A fronte di queste consapevolezze però in Italia la percentuale di iscritti a corsi universitari Stem resta stazionaria: in dieci anni appena +1%, dal 26% al 27%. E rimane forte il gender gap: sul totale degli studenti solo il 10% delle donne si dedica a un percorso di istruzione terziaria Stem. Sei studenti su dieci provengono dai licei scientifici, e solo una quota minoritaria, il 13%, proviene da una formazione umanistica, ma è da notare anche che gli iscritti a percorsi di istruzione terziaria in informatica e tecnologie Ict, per esempio, provengono per il 47% da istituti tecnici.
Tra i freni alle scelte Stem c’è la difficoltà di questi studi (ben il 25% quando si intervistano gli universitari non-Stem), ma anche l’importanza della passione e dell’interesse soggettivo per la materia come criterio di scelta del percorso scolastico, sia per gli studenti (48%) sia per i giovani lavoratori (41%). Tra chi però si indirizza verso gli studi di questo tipo il 52% ed il 46% dei giovani occupati si ritiene molto o abbastanza soddisfatto del principale corso di studi intrapreso ma emerge la percezione di arretratezza dell’offerta formativa e dei percorsi erogati in Italia rispetto ad altri Paesi (24%). Una volta approdati nel mondo del lavoro prevalgono però anche i giudizi positivi: uno su due si ritiene molto o abbastanza soddisfatto. Anche se per quanto riguarda le opportunità lavorative in Italia, solamente il 34% degli occupati le ritiene molto o abbastanza competitive rispetto alla media europea. Se Stem è un semplice diploma poi il grado di fiducia si ferma al 26%.
Soddisfazione e flessibilità caratterizza i lavoratori Stem, perché i numeri evidenziano anche come un’educazione più avanzata produca una maggiore versatilità e discrezionalità nelle scelte lavorative. Restringendo l’orizzonte temporale, prevede cambiamenti professionali entro 12 mesi più della metà degli occupati con laurea Stem (53%) – rispetto al 47% proveniente da altre facoltà. Estendendo l’orizzonte temporale al medio periodo (3-5 anni), la quota di chi prevede cambiamenti professionali sale ulteriormente al 63%, mentre è al 56% per i laureati non Stem.
La ricerca infine evidenzia il gender gap negli studi Stem.
In Italia analizzando i dati dell’anno accademico 2021-2022 le donne rappresentano la maggioranza della popolazione universitaria (56%), ma nell’ambito Stem sono solo il 37% dato rimasto sostanzialmente invariato negli ultimi 10 anni.
Ad oggi le donne costituiscono il 58% del totale degli studenti in ambito scientifico e il 46% in architettura e ingegneria civile, mentre sono ancora una minoranza in ingegneria industriale e dell’informazione (23%), in informatica e tecnologie Ict (15%), un ambito che a sua volta è ancora più di “nicchia” (8% dei laureati Stem).
La componente femminile ottiene anche voti di laurea più alti – 104,2 su 110, rispetto al 102,3 degli uomini – ed è più regolare negli studi.
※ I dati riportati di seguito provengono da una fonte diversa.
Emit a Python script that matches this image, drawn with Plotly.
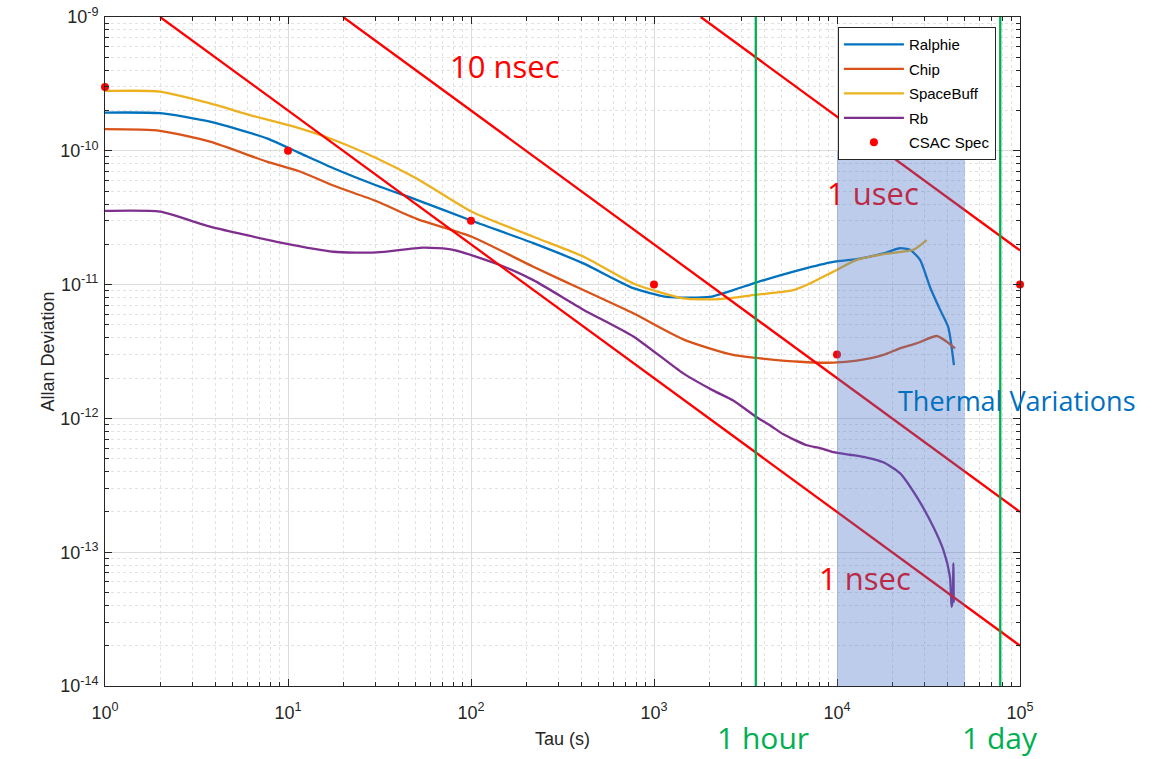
import numpy as np
import plotly.graph_objects as go

# ---------------- data ----------------
ralphie_tau = [1, 2, 3.75, 7.66, 11.6, 17.7, 30.5, 50.5, 101, 219, 411, 771, 1172, 2023, 2710,
               3640, 6281, 9550, 12820, 17910, 22080, 25060, 28440, 32210, 36560, 40550, 43550]
ralphie_adev = [1.93e-10, 1.91e-10, 1.65e-10, 1.24e-10, 9.6e-11, 7.4e-11, 5.5e-11, 4.3e-11, 3.0e-11,
                2.04e-11, 1.44e-11, 9.4e-12, 8.1e-12, 8.1e-12, 9.1e-12, 1.04e-11, 1.29e-11, 1.48e-11,
                1.55e-11, 1.71e-11, 1.87e-11, 1.82e-11, 1.53e-11, 9.6e-12, 6.5e-12, 4.8e-12, 2.5e-12]

chip_tau = [1, 2, 3.75, 7.66, 11.6, 17.7, 30.5, 50.5, 101, 219, 411, 771, 1445, 2710, 6281, 9550,
            12820, 17910, 22080, 27230, 35080, 39810, 44160]
chip_adev = [1.45e-10, 1.41e-10, 1.17e-10, 8.3e-11, 7.0e-11, 5.5e-11, 4.2e-11, 3.1e-11, 2.28e-11,
             1.36e-11, 9.1e-12, 6.1e-12, 3.9e-12, 2.98e-12, 2.65e-12, 2.61e-12, 2.70e-12, 2.98e-12,
             3.34e-12, 3.64e-12, 4.13e-12, 3.74e-12, 3.34e-12]

spacebuff_tau = [1, 2, 3.75, 6.19, 11.6, 17.7, 30.5, 50.5, 101, 219, 411, 771, 1445, 2296, 3640,
                 5768, 7112, 9550, 12820, 17910, 26120, 30900]
spacebuff_adev = [2.80e-10, 2.77e-10, 2.26e-10, 1.85e-10, 1.47e-10, 1.21e-10, 8.8e-11, 6.2e-11,
                  3.5e-11, 2.28e-11, 1.62e-11, 1.02e-11, 7.9e-12, 7.8e-12, 8.4e-12, 9.1e-12,
                  1.02e-11, 1.25e-11, 1.53e-11, 1.69e-11, 1.82e-11, 2.15e-11]

rb_tau = [1, 2, 3.75, 9.42, 17.7, 30.5, 54.8, 80, 144, 219, 411, 771, 1445, 2100, 2710, 3640,
          4300, 5093, 6840, 8072, 9550, 11780, 14520, 17910, 22080, 27230, 33570, 38110, 41400,
          42270, 42850, 43250, 43450]
rb_adev = [3.56e-11, 3.51e-11, 2.71e-11, 2.04e-11, 1.76e-11, 1.74e-11, 1.89e-11, 1.82e-11, 1.40e-11,
           1.08e-11, 6.5e-12, 4.1e-12, 2.17e-12, 1.62e-12, 1.36e-12, 1.02e-12, 8.9e-13, 7.6e-13,
           6.3e-13, 6.0e-13, 5.6e-13, 5.35e-13, 5.1e-13, 4.7e-13, 3.9e-13, 2.6e-13, 1.55e-13,
           1.04e-13, 6.6e-14, 3.9e-14, 4.4e-14, 8.3e-14, 4.2e-14]

csac_tau = [1, 10, 100, 1000, 1e4, 1e5]
csac_adev = [3e-10, 1e-10, 3e-11, 1e-11, 3e-12, 1e-11]

# time-error reference lines (slope -1), endpoints
ref_1nsec_tau = [2, 1e5]
ref_1nsec_adev = [1e-9, 2e-14]
ref_10nsec_tau = [20, 1e5]
ref_10nsec_adev = [1e-9, 2e-13]
ref_1usec_tau = [1800, 1e5]
ref_1usec_adev = [1e-9, 1.8e-11]

hour_tau = 3600
day_tau = 78000
thermal_tau = [1e4, 5e4]
thermal_adev = [1e-14, 1e-10]

x_ticks = [1, 10, 100, 1e3, 1e4, 1e5]
x_ticktext = ['10<sup>0</sup>', '10<sup>1</sup>', '10<sup>2</sup>', '10<sup>3</sup>',
              '10<sup>4</sup>', '10<sup>5</sup>']
y_ticks = [1e-14, 1e-13, 1e-12, 1e-11, 1e-10, 1e-9]
y_ticktext = ['10<sup>-14</sup>', '10<sup>-13</sup>', '10<sup>-12</sup>', '10<sup>-11</sup>',
              '10<sup>-10</sup>', '10<sup>-9</sup>']

# ---------------- figure ----------------
BLUE = '#0072BD'
ORANGE = '#D95319'
YELLOW = '#EDB120'
PURPLE = '#7E2F8E'
RED = '#FF0000'
GREEN = '#00B050'
AX = '#262626'

fig = go.Figure()

series = [
    ('Ralphie', ralphie_tau, ralphie_adev, BLUE),
    ('Chip', chip_tau, chip_adev, ORANGE),
    ('SpaceBuff', spacebuff_tau, spacebuff_adev, YELLOW),
    ('Rb', rb_tau, rb_adev, PURPLE),
]
for i, (name, t, a, c) in enumerate(series):
    fig.add_trace(go.Scatter(x=t, y=a, name=name, mode='lines',
                             line=dict(color=c, width=2.3, shape='spline', smoothing=0.6),
                             legendgroup=f'g{i}'))

fig.add_trace(go.Scatter(x=csac_tau, y=csac_adev, name='CSAC Spec', mode='markers',
                         marker=dict(color=RED, size=8), cliponaxis=False, legendgroup='g5'))

for t, a in [(ref_1nsec_tau, ref_1nsec_adev), (ref_10nsec_tau, ref_10nsec_adev),
             (ref_1usec_tau, ref_1usec_adev)]:
    fig.add_trace(go.Scatter(x=t, y=a, mode='lines', line=dict(color=RED, width=2.3),
                             showlegend=False, hoverinfo='skip'))

for t in [hour_tau, day_tau]:
    fig.add_trace(go.Scatter(x=[t, t], y=[1e-14, 1e-9], mode='lines',
                             line=dict(color=GREEN, width=2.3), showlegend=False,
                             hoverinfo='skip'))

# labels drawn as text traces so the shaded box tints them like the original
fig.add_trace(go.Scatter(x=[153, 15700, 14200], y=[4.0e-10, 4.5e-11, 6.0e-14],
                         text=['10 nsec', '1 usec', '1 nsec'], mode='text',
                         textfont=dict(family='Open Sans', size=31, color=RED),
                         showlegend=False, hoverinfo='skip', cliponaxis=False))

fig.add_shape(type='rect', xref='x', yref='y', x0=thermal_tau[0], x1=thermal_tau[1],
              y0=thermal_adev[0], y1=thermal_adev[1], fillcolor='rgb(68,114,196)',
              opacity=0.36, line_width=0, layer='above')

fig.add_annotation(x=np.log10(96400), y=np.log10(1.35e-12), xref='x', yref='y',
                   text='Thermal Variations', showarrow=False,
                   font=dict(family='Open Sans', size=27, color='#0070C0'))
fig.add_annotation(x=np.log10(hour_tau) + 0.04, y=-0.077, xref='x', yref='paper',
                   yanchor='middle', xanchor='center',
                   text='1 hour', showarrow=False,
                   font=dict(family='Open Sans', size=30, color=GREEN))
fig.add_annotation(x=np.log10(day_tau) + 0.0, y=-0.077, xref='x', yref='paper',
                   yanchor='middle', xanchor='center',
                   text='1 day', showarrow=False,
                   font=dict(family='Open Sans', size=30, color=GREEN))

axis_common = dict(
    type='log', showline=True, linecolor=AX, linewidth=1, mirror='ticks',
    ticks='inside', ticklen=7, tickcolor=AX, showgrid=True, gridcolor='#DCDCDC',
    gridwidth=1, zeroline=False, automargin=False,
    tickfont=dict(family='Liberation Sans', size=18, color=AX),
    title_font=dict(family='Liberation Sans', size=18, color=AX),
)

minor_x = [k * 10 ** n for n in range(5) for k in range(2, 10)]
minor_y = [k * 10.0 ** n for n in range(-14, -9) for k in range(2, 10)]

fig.update_xaxes(**axis_common, range=[0, 5], tickmode='array', tickvals=x_ticks,
                 ticktext=x_ticktext, title_text='Tau (s)', title_standoff=10,
                 ticklabelstandoff=10,
                 minor=dict(tickmode='array', tickvals=minor_x, ticks='inside', ticklen=4,
                            tickcolor=AX, showgrid=True, gridcolor='#E2E2E2',
                            griddash='3px,3px'))
fig.update_yaxes(**axis_common, range=[-14, -9], tickmode='array', tickvals=y_ticks,
                 ticktext=y_ticktext, title_text='Allan Deviation', title_standoff=0,
                 ticklabelstandoff=2,
                 minor=dict(tickmode='array', tickvals=minor_y, ticks='inside', ticklen=4,
                            tickcolor=AX, showgrid=True, gridcolor='#E2E2E2',
                            griddash='3px,3px'))

fig.update_layout(
    width=1171, height=759,
    margin=dict(l=105, r=151, t=17, b=73),
    paper_bgcolor='white', plot_bgcolor='white',
    showlegend=True,
    legend=dict(x=0.801, y=0.985, xanchor='left', yanchor='top', bgcolor='white',
                bordercolor=AX, borderwidth=1, itemwidth=60, tracegroupgap=2,
                font=dict(family='Liberation Sans', size=15, color='black')),
)

fig.write_html('out.html', config={'displayModeBar': False},
               post_script="document.body.style.margin='0';document.body.style.overflow='hidden';")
Infine, secondo il 71% degli studenti rimangono stereotipi di genere che ostacolano la partecipazione delle donne ed un lavoratore su due afferma di aver assistito a discriminazioni di genere sul proprio luogo di lavoro. Tre le leve d’azione su cui sarebbe importante intervenire secondo Guido Borsani, presidente Fondazione Deloitte: “Universalizzare le Stem, favorendo un avvicinamento a queste discipline fin dall’infanzia; intervenire sulle barriere di genere e socio-economiche per garantire un equo accesso all’educazione e alle professioni; educare e aggiornare le competenze della forza lavoro attraverso la formazione continua”.